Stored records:
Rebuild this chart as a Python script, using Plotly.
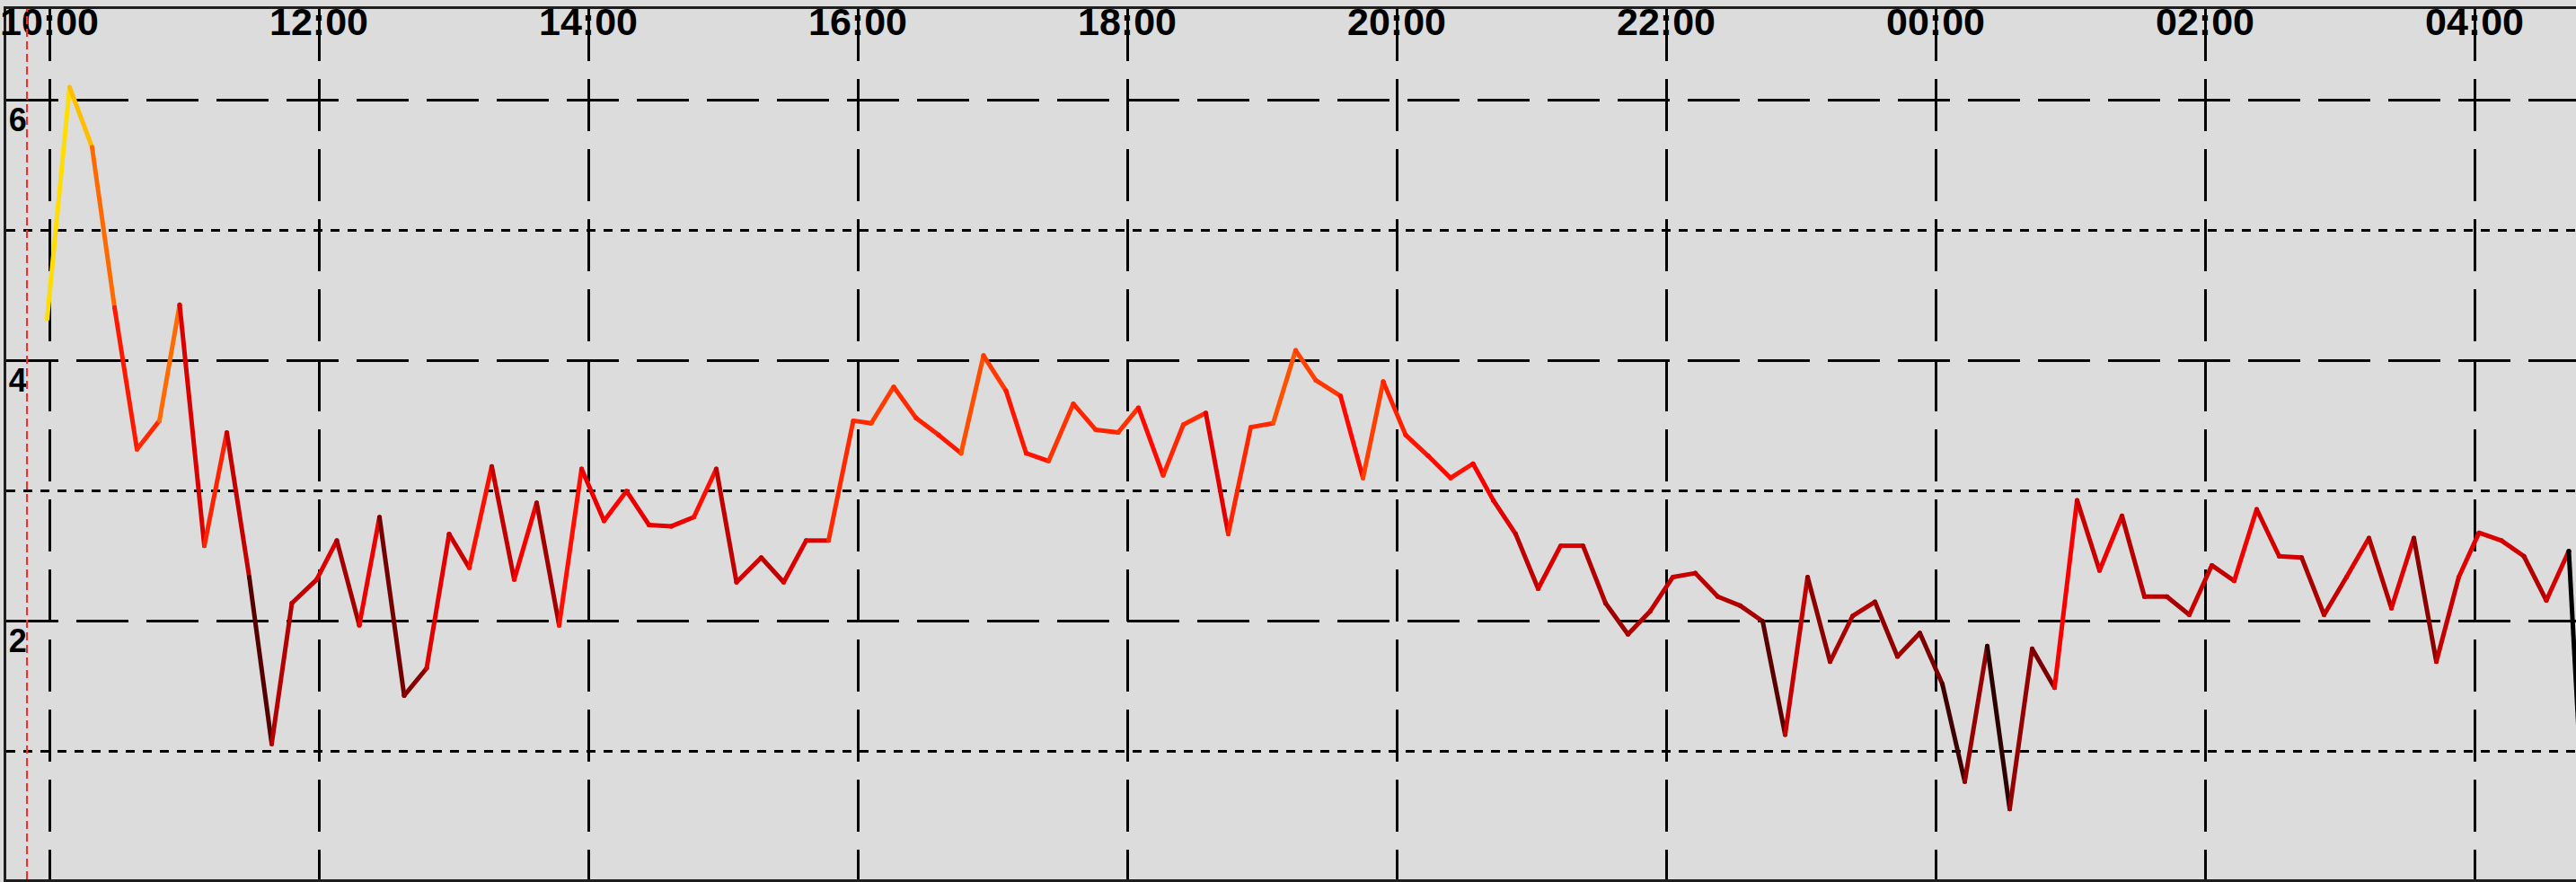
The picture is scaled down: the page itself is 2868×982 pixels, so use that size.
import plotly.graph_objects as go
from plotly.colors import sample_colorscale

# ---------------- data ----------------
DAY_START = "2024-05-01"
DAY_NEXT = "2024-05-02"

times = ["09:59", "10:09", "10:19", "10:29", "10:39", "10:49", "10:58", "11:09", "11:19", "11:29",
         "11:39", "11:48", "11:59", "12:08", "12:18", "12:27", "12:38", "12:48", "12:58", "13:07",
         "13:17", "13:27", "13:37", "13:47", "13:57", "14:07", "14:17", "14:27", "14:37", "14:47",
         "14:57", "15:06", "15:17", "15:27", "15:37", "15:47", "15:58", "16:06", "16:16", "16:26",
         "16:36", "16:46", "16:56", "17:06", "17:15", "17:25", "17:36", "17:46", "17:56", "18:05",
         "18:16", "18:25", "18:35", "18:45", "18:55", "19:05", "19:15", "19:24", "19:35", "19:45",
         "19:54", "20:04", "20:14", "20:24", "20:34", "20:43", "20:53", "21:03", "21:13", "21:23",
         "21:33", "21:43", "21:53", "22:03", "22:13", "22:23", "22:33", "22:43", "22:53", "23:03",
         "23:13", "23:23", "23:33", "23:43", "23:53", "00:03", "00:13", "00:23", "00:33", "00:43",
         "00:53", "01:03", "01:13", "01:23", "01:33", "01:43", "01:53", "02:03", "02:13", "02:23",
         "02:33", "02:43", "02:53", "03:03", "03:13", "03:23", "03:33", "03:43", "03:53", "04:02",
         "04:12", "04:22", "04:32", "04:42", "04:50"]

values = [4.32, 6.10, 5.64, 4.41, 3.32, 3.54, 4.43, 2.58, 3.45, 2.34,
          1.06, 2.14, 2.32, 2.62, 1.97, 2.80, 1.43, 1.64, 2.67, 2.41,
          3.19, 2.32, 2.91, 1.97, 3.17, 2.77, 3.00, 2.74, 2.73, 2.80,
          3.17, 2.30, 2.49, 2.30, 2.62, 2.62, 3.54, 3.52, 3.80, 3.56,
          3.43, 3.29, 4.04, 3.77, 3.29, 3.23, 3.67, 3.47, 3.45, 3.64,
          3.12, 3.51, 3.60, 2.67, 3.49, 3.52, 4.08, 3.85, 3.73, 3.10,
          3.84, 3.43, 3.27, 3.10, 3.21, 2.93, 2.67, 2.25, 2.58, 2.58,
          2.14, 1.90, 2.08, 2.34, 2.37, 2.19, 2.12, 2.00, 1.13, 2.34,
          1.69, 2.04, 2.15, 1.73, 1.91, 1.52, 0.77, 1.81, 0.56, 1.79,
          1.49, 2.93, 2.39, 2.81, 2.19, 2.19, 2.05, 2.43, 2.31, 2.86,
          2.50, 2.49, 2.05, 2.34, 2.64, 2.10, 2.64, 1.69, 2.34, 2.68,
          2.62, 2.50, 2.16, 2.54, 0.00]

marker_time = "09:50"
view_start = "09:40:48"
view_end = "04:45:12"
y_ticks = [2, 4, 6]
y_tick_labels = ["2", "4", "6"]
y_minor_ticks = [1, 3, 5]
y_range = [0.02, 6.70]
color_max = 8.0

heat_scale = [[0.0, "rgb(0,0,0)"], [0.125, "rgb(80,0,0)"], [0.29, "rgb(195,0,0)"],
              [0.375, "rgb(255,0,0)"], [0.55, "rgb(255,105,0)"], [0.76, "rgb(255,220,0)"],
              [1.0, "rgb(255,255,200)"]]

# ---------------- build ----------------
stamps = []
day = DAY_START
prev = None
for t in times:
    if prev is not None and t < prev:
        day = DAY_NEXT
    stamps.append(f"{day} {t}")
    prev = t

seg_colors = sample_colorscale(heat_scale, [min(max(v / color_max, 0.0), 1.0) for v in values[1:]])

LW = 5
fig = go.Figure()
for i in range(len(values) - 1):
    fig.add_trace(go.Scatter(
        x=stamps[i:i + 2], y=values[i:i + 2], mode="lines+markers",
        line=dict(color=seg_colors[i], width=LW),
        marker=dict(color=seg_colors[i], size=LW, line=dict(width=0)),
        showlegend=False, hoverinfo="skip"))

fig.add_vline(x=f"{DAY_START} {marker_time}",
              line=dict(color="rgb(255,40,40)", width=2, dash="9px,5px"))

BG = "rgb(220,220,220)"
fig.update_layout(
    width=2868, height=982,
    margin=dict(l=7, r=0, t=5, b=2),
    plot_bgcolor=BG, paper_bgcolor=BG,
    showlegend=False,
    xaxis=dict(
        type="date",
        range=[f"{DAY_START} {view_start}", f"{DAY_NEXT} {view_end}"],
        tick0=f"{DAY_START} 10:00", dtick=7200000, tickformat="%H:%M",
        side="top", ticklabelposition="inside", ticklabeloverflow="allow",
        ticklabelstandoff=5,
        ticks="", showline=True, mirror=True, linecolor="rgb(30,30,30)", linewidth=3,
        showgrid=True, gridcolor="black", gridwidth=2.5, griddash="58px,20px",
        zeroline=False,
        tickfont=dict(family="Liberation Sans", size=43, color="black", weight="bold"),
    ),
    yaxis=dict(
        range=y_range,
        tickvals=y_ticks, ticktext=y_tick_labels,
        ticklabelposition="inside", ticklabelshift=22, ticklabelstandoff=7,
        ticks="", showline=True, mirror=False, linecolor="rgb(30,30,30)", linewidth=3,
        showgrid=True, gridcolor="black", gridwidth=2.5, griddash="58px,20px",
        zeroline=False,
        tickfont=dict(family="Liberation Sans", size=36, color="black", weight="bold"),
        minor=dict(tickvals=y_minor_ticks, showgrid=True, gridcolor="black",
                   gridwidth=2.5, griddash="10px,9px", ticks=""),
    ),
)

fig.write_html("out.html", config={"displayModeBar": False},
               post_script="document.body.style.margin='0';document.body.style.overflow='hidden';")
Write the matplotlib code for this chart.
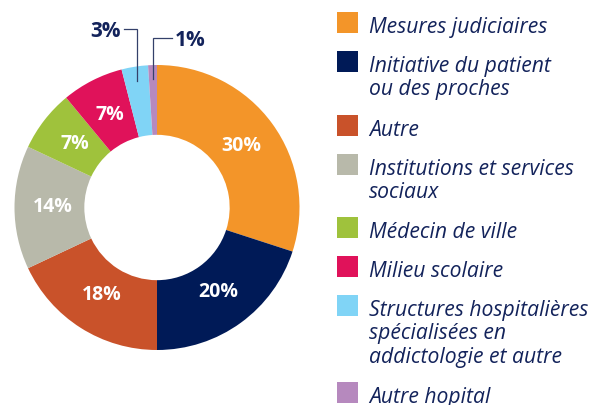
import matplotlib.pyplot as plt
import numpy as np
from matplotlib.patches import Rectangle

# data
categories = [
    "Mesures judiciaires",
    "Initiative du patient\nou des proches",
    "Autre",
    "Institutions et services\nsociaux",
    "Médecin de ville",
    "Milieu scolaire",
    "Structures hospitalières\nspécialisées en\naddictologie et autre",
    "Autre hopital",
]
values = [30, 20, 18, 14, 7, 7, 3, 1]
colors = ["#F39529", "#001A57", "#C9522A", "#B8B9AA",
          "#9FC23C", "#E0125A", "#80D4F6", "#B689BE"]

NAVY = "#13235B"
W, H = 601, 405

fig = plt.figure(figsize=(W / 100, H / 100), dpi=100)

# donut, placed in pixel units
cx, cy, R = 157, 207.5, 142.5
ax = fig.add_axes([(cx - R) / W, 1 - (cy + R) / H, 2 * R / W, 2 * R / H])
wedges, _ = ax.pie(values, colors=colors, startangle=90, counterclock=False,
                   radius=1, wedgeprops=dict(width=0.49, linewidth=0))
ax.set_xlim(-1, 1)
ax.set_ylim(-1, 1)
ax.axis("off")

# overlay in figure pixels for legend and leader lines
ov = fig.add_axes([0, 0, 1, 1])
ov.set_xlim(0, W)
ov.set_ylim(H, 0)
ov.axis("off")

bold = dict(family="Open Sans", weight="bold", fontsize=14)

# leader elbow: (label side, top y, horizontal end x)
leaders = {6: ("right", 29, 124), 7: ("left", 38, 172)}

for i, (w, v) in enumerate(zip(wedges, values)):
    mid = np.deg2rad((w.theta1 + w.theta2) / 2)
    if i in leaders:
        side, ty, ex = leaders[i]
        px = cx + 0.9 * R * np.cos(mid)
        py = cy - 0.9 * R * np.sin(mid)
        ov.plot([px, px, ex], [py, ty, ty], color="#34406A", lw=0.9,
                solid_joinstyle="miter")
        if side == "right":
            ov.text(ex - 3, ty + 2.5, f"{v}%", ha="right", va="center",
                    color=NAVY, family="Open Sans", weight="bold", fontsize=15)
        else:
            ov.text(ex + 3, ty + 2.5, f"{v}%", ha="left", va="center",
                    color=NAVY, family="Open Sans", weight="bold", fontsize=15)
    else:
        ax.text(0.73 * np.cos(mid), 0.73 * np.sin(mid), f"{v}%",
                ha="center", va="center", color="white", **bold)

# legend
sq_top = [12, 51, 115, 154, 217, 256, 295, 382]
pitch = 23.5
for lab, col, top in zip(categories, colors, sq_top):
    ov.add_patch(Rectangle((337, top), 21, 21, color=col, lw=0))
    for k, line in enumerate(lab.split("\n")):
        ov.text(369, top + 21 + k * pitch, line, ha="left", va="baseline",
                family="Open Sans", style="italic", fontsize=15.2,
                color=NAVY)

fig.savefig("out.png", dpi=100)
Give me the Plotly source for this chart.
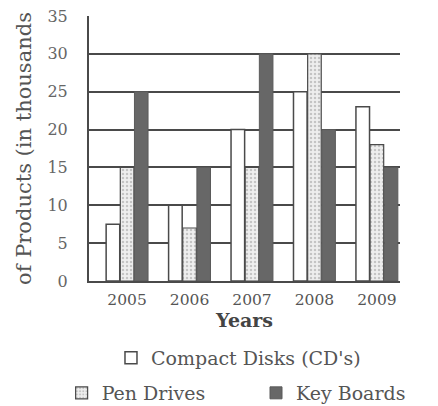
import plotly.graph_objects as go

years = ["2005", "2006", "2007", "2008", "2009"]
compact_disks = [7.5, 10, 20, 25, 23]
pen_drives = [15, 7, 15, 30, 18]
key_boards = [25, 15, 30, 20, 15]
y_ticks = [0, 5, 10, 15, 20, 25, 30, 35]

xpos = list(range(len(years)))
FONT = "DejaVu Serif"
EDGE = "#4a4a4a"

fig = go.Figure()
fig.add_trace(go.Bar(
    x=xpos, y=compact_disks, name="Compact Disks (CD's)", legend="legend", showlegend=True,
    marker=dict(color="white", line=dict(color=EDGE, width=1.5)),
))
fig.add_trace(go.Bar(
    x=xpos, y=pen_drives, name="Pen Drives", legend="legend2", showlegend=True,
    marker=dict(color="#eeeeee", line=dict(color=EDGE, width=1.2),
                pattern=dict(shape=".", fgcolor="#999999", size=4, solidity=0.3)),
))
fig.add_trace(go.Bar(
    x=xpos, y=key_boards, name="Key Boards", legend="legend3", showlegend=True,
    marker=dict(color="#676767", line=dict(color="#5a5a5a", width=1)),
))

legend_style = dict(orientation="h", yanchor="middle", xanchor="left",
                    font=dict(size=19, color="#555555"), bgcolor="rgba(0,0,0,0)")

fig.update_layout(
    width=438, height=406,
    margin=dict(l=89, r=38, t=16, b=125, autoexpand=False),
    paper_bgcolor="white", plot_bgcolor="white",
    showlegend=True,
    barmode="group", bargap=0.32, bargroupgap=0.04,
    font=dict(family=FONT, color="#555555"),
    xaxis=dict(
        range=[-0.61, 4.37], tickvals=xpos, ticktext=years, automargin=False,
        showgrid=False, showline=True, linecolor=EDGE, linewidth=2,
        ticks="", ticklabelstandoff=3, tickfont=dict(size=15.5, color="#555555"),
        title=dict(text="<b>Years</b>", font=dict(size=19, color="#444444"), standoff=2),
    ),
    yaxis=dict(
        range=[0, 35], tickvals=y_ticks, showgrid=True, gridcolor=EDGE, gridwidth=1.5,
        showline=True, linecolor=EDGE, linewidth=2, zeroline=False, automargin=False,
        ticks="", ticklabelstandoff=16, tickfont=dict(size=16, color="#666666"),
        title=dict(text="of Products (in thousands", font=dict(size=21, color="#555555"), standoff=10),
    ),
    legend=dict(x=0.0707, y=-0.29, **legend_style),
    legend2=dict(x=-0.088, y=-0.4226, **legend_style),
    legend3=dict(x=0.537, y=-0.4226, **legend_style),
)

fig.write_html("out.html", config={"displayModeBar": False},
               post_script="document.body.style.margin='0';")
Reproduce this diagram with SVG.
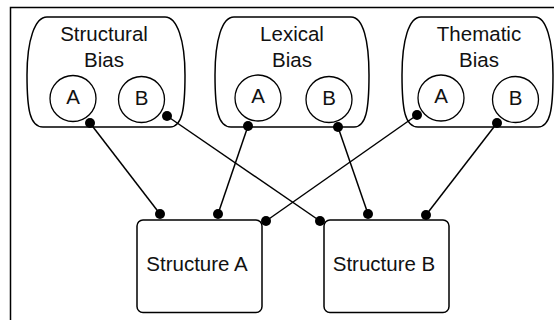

TASK DESCRIPTION
From the records above, copy only the lines running from the line holding "Write the matplotlib code for this chart." through the line holding "from matplotlib.patches import Rectangle", with no pictures.

EXERCISE RESPONSE
Write the matplotlib code for this chart.
import matplotlib.pyplot as plt
import numpy as np
from matplotlib.patches import Rectangle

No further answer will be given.